Mi dejadez por ... el mundo automovilístico es total ya que nunca he sentido ninguna atracción por los coches. Tengo automóvil porque no me queda otra y más ahora que les hago de chofer a mis hijos.
Tras un año de espera, el pasado lunes decidí quedarme en León y acudir al taller de un primo de mi madre, el gran Leo, uno de los últimos virtuosos del mundo de la chapa y pintura. Habíamos acordado con antelación llevarle el coche el lunes a partir de las nueve y media de la mañana.
Y así lo hice, tras tomar un café y ojear la prensa, allí estaba en la chapistería con puntualidad inglesa. Por fin iba a callar las boconas de los vecinos y de los típicos entendidos que se quedaban mirando al rayón como si mi coche fuera Rayo McQueen 95 recién salido de una carrera, no entendiendo cómo se puede ir por la vida con un coche raspado de arriba abajo.
Ya en la emisora, el portero me adelantó que ese día no habría calefacción y que seguramente vendrían a reparar el ascensor en horario laboral, por supuesto. Ahora, a toro pasado y con mente fría, podríamos decir que parecían señales de la que nos íbamos a encontrar en apenas un par de horas.
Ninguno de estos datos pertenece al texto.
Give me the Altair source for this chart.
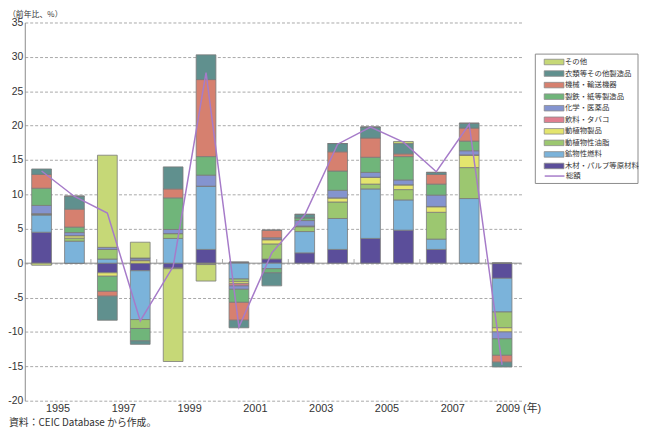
import altair as alt
import pandas as pd

years = list(range(1995, 2010))

# stacking order, bottom up
series_bottom_up = [
    "木材・パルプ等原材料", "鉱物性燃料", "動植物性油脂", "動植物製品", "飲料・タバコ",
    "化学・医薬品", "製鉄・紙等製造品", "機械・輸送機器", "衣類等その他製造品", "その他",
]
colors_bottom_up = [
    "#5b4e9a", "#7bb3da", "#9cc770", "#e4e56e", "#e07f8f",
    "#8494cf", "#70b57a", "#d6806f", "#60908e", "#c6d877",
]

wood  = [4.5, 0.0, -1.4, -1.1, -0.7, 2.0, 0.15, 0.6, 1.5, 2.0, 3.6, 4.8, 2.0, 0.0, -2.2]
fuel  = [2.5, 3.2, 0.6, -7.1, 3.6, 9.2, -2.3, -0.8, 3.1, 4.5, 7.2, 4.4, 1.5, 9.4, -4.9]
oil   = [0.1, 0.45, 1.4, -1.3, 0.7, -0.1, -0.4, 2.2, 0.7, 2.4, 0.7, 1.5, 3.9, 4.5, -2.3]
prod  = [0.05, 0.35, -0.5, 0.35, -0.1, -0.1, -0.3, 0.6, 0.05, 0.6, 1.0, 0.7, 0.8, 1.8, -0.6]
bev   = [0.05, 0.0, 0.0, 0.1, 0.0, 0.0, -0.3, 0.1, 0.05, 0.0, 0.0, 0.0, 0.05, 0.05, 0.0]
chem  = [1.2, 0.45, 0.3, 0.3, 0.6, 1.6, -0.5, 0.2, 0.8, 1.1, 0.7, 0.7, 1.65, 0.6, -1.0]
steel = [2.5, 0.8, -2.2, -1.8, 4.6, 2.7, -1.9, -0.6, 0.4, 2.8, 2.2, 3.4, 1.6, 1.4, -2.4]
mach  = [2.0, 2.6, -0.7, 0.0, 1.3, 11.2, -2.6, 1.1, 0.0, 2.8, 2.8, 0.4, 1.4, 1.9, -1.0]
cloth = [0.8, 1.9, -3.5, -0.5, 3.2, 3.6, -1.1, -1.9, 0.5, 1.2, 1.6, 1.5, 0.3, 0.7, -0.7]
other = [-0.3, 0.0, 13.4, 2.3, -13.5, -2.4, 0.0, 0.0, 0.0, 0.0, 0.0, 0.3, 0.0, 0.0, 0.0]

total = [13.4, 9.7, 7.3, -8.4, -0.5, 27.7, -9.3, 1.5, 7.0, 17.3, 19.8, 17.6, 13.3, 20.2, -14.8]

label_years = [1995, 1997, 1999, 2001, 2003, 2005, 2007, 2009]
tick_years = [1996, 1998, 2000, 2002, 2004, 2006, 2008]
y_ticks = list(range(-20, 36, 5))

values = [wood, fuel, oil, prod, bev, chem, steel, mach, cloth, other]
rows = []
for k, (name, vals) in enumerate(zip(series_bottom_up, values)):
    for y, v in zip(years, vals):
        rows.append({"year": y, "series": name, "value": v, "ord": k})
df = pd.DataFrame(rows)

legend_order = series_bottom_up[::-1]
legend_colors = colors_bottom_up[::-1]

FONT = "Liberation Sans, Noto Sans CJK JP"
JFONT = "Noto Sans CJK JP"

xscale = alt.Scale(domain=[1994.49, 2009.59], nice=False, zero=False, padding=0)
yscale = alt.Scale(domain=[-20, 35], nice=False, padding=0)
yaxis = alt.Axis(
    values=y_ticks, title=None, grid=True, gridDash=[3, 2],
    gridColor="#a8a8a8", gridWidth=1, domainColor="#8a8a8a", ticks=False,
    labelFont=FONT, labelFontSize=10.5, labelColor="#333333", labelPadding=2,
    labelOverlap=False,
    labelExpr="datum.value < 0 ? '-' + abs(datum.value) : '' + datum.value",
)

box = alt.Chart(pd.DataFrame({"a": [0]})).mark_rect(
    fill="white", stroke="#8a8a8a", strokeWidth=1
).encode(x=alt.value(517), x2=alt.value(621), y=alt.value(32), y2=alt.value(163))

zero = alt.Chart(pd.DataFrame({"v": [0]})).mark_rule(color="#8a8a8a", strokeWidth=1).encode(
    y=alt.Y("v:Q", scale=yscale, axis=yaxis)
)

bars = alt.Chart(df).mark_bar(width=20, stroke="#7a7a7a", strokeWidth=0.8).encode(
    x=alt.X("year:Q", scale=xscale, axis=None),
    y=alt.Y("value:Q", stack="zero", scale=yscale, axis=yaxis),
    color=alt.Color(
        "series:N",
        scale=alt.Scale(domain=legend_order, range=legend_colors),
        legend=alt.Legend(
            orient="none", legendX=531, legendY=35, title=None,
            symbolType="M-2.22,-0.62L2.22,-0.62L2.22,0.62L-2.22,0.62Z", symbolSize=81,
            symbolStrokeColor="#8a8a8a", symbolStrokeWidth=0.8,
            labelFont=JFONT, labelFontSize=7.5, labelColor="#333333",
            labelOffset=6, rowPadding=1.7, padding=0, labelLimit=200,
        ),
    ),
    order=alt.Order("ord:Q", sort="ascending"),
)

tdf = pd.DataFrame({"t": tick_years})
ticks = alt.Chart(tdf).transform_calculate(
    tx="datum.t + 0.5", z0="0", z1="0.6"
).mark_rule(color="#aaaaaa", strokeWidth=1).encode(
    x=alt.X("tx:Q", scale=xscale, axis=None),
    y=alt.Y("z0:Q", scale=yscale, axis=yaxis),
    y2="z1:Q",
)

line = alt.Chart(pd.DataFrame({"year": years, "total": total, "name": ["総額"] * len(years)})).mark_line(
    strokeWidth=1.5
).encode(
    x=alt.X("year:Q", scale=xscale, axis=None),
    y=alt.Y("total:Q", scale=yscale, axis=yaxis),
    stroke=alt.Stroke(
        "name:N", scale=alt.Scale(domain=["総額"], range=["#a67bc9"]),
        legend=alt.Legend(
            orient="none", legendX=531, legendY=150, title=None,
            symbolType="M-2.22,0L2.22,0", symbolSize=81, symbolStrokeWidth=1.5,
            labelFont=JFONT, labelFontSize=7.5, labelColor="#333333",
            labelOffset=6, padding=0,
        ),
    ),
)

ldf = pd.DataFrame({"y": label_years})
ldf["txt"] = [str(v) if v != 2009 else "2009 (年)" for v in label_years]
labels = alt.Chart(ldf).transform_calculate(lx="datum.y + 0.5").mark_text(
    font=FONT, fontSize=11, color="#333333", baseline="middle", align="center"
).encode(x=alt.X("lx:Q", scale=xscale, axis=None), y=alt.value(391), text="txt:N")

title = alt.Chart(pd.DataFrame({"t": ["（前年比、%）"]})).mark_text(
    font=JFONT, fontSize=8, color="#333333", align="left", baseline="top"
).encode(x=alt.value(-17), y=alt.value(-12), text="t:N")

footer = alt.Chart(pd.DataFrame({"t": ["資料：CEIC Database から作成。"]})).mark_text(
    font=JFONT, fontSize=10, color="#333333", align="left", baseline="middle"
).encode(x=alt.value(-16), y=alt.value(406), text="t:N")

chart = alt.layer(zero, bars, ticks, line, labels, title, footer, box).properties(
    width=503, height=383,
    padding={"left": 17, "top": 12, "right": 119, "bottom": 28},
    autosize=alt.AutoSizeParams(type="none"),
).configure_view(stroke=None)

chart.save("out.html", embed_options={"renderer": "svg", "actions": False})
Los que tenemos hijos pequeños el lunes nos dimos cuenta de que jugamos en una liga superior. Desde hace años en mi casa no faltan baterías de ningún tipo: pequeñas, grandes, de botón incluso de petaca hay alguna. Y es que toda la juguetería moderna va con pilas y uno si quiere sentirse un buen padre no puede permitirse el lujo de no tener pilas. Como cuando yo vivía en casa de mis padres y me quedaba sin ellas para escuchar la radio por la noche en la cama y mi padre no me las daba por si se acaban las suyas y se quedaba sin radio a altas horas de la madrugada.
El lunes la radio nos salvó una vez más. El gran medio, el de la cercanía, la credibilidad y la confianza, no falló. Muchos fueron los que rebuscaron en los cajones el viejo transistor a pilas. El viejo transistor con el que escuchábamos los partidos los domingos con la esperanza de al menos hacer once en la quiniela.
Durante estos días se ha disparado la venta de receptores y los Bazares se han puesto las botas hasta convertir la típica radio de Sony con la cinta colgando en un artículo de lujo.
En medio de tanto caos, me acordé de que en el coche podría cargar el móvil y el portátil y por supuesto escuchar la radio. Así que me dirigí al garaje de mi comunidad en busca de mi coche, totalmente convencido de que allí estaría esperándome, pero la realidad fue otra, el coche estaba desde primera hora en el taller de Leo.
Hasta que caí en el asunto tuve un par de minutos de profunda confusión llegando a pensar que con el apagón la gente se había lanzado al pillaje y al expolio.
Y la realidad es que cuando se fuero los plomos, sin redes sociales, sin streaming, con acceso limitado a medios digitales, la situación de nuevo me llevó al transistor a pilas, porque cuando todo se apaga hay cosas que siempre permanecen, que nunca mueren y que están ahí para hacernos la vida mejor, para hacernos compañía y, sobre todo, para darnos tranquilidad.